WHAT THIS TASK INVOLVES:
Skip the pictures. Set down, word for word, the lines from the start of the material up to and including the line with "import * as".

SOURCE DATA:
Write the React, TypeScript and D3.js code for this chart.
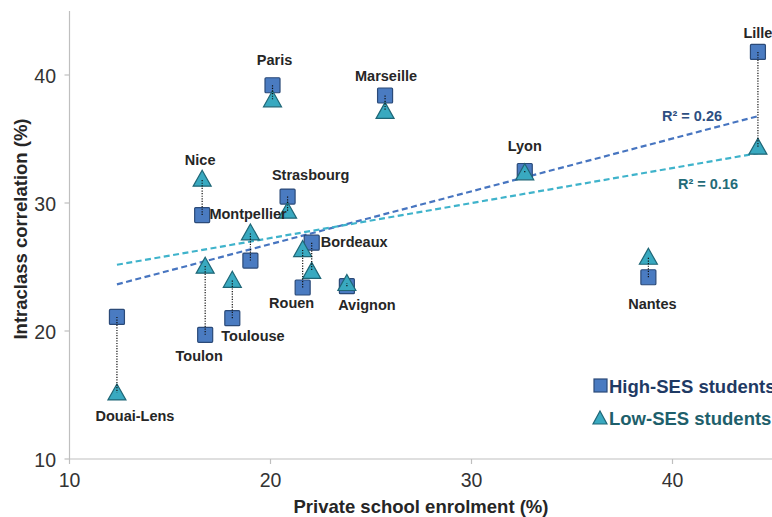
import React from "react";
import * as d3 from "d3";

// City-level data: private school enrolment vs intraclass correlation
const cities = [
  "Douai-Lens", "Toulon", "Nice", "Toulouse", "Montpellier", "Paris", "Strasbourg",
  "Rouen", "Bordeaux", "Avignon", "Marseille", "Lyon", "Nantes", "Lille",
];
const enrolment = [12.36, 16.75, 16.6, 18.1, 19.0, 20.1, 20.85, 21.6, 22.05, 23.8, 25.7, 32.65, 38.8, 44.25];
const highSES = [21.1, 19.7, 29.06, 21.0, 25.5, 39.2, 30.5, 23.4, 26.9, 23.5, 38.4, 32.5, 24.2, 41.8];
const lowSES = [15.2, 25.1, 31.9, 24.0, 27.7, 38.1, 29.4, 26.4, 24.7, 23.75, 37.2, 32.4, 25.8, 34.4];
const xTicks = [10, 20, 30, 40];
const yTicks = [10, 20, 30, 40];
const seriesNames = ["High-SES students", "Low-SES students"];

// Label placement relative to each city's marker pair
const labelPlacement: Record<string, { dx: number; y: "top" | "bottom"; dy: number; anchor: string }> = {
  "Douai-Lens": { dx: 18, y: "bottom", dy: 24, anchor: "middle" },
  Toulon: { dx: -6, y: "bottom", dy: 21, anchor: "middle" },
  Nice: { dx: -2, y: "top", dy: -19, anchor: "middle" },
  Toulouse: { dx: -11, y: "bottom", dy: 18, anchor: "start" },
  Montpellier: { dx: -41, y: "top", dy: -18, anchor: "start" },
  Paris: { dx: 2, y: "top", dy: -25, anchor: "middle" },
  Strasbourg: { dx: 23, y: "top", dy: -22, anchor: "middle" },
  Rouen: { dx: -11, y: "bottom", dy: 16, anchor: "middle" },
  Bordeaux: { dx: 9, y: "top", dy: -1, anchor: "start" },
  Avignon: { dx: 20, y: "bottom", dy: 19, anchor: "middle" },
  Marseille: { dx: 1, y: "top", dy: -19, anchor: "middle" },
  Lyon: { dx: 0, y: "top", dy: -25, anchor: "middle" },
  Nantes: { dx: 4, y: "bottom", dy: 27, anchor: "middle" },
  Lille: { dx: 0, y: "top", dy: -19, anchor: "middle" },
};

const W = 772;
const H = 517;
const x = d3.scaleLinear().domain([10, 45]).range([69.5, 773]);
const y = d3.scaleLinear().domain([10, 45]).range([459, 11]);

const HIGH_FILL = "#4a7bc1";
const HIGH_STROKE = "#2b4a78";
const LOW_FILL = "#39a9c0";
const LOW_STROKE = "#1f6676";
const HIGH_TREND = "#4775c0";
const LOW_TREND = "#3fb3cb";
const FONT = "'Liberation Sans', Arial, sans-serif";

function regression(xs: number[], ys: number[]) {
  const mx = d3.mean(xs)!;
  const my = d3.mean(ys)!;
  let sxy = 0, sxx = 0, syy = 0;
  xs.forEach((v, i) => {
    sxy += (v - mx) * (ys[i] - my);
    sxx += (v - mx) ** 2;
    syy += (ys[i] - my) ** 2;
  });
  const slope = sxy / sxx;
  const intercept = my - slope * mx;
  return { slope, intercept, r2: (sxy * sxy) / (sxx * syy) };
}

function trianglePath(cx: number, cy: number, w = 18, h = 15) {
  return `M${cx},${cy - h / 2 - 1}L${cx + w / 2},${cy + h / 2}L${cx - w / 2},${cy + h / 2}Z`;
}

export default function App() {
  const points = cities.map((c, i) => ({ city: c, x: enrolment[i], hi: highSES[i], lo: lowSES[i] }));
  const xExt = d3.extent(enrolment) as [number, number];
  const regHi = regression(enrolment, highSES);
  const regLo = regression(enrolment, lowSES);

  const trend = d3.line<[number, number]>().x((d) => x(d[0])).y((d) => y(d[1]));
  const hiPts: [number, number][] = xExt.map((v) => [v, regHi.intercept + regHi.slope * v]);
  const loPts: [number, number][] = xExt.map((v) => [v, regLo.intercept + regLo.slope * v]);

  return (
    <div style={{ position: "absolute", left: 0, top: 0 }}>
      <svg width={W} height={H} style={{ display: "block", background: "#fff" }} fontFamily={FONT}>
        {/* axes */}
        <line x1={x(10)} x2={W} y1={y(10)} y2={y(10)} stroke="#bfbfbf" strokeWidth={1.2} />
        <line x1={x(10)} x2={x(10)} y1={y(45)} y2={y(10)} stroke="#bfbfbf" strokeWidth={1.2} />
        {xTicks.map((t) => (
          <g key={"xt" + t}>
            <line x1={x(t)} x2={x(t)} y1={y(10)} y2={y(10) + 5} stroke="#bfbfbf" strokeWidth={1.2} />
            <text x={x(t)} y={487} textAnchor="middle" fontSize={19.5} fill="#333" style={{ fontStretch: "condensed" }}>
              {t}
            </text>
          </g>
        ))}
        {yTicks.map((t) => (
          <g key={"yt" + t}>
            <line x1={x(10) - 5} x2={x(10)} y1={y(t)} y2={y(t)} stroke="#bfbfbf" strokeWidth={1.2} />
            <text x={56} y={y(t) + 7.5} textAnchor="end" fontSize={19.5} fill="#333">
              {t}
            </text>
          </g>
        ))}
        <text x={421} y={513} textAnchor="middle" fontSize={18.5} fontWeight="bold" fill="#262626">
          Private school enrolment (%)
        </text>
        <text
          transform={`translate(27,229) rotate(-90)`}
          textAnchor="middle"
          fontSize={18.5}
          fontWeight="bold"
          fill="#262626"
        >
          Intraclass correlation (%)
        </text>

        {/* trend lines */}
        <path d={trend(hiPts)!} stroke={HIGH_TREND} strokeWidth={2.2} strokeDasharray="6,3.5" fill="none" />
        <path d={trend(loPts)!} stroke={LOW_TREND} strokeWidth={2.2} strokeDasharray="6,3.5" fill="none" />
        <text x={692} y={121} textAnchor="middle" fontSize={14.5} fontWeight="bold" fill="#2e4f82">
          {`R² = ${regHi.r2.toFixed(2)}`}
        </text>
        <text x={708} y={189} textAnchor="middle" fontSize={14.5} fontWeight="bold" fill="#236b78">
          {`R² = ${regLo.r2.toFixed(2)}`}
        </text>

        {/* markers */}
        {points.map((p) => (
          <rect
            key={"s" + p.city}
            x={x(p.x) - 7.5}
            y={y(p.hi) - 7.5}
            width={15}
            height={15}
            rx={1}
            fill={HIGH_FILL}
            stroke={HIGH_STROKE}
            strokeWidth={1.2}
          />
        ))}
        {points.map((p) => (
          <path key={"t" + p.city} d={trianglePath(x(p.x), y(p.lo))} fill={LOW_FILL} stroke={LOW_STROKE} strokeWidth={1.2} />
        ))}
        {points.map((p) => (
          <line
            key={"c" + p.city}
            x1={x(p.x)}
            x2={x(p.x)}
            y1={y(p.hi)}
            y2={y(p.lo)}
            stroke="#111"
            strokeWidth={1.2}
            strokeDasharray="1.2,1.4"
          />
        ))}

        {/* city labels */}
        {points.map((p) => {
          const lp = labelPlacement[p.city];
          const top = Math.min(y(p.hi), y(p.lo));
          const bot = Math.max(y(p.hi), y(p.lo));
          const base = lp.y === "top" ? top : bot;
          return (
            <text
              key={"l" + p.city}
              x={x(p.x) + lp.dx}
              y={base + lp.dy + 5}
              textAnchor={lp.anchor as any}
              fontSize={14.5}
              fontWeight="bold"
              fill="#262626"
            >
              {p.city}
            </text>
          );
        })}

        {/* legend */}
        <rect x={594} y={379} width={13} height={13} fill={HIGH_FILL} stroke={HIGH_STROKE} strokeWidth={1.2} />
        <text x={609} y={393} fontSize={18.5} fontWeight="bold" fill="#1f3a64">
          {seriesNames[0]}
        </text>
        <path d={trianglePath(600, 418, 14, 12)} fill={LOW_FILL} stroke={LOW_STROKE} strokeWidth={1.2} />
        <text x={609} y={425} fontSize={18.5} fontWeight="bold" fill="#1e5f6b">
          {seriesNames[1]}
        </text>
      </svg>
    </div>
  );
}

WORKED SOLUTION:
Write the React, TypeScript and D3.js code for this chart.
import React from "react";
import * as d3 from "d3";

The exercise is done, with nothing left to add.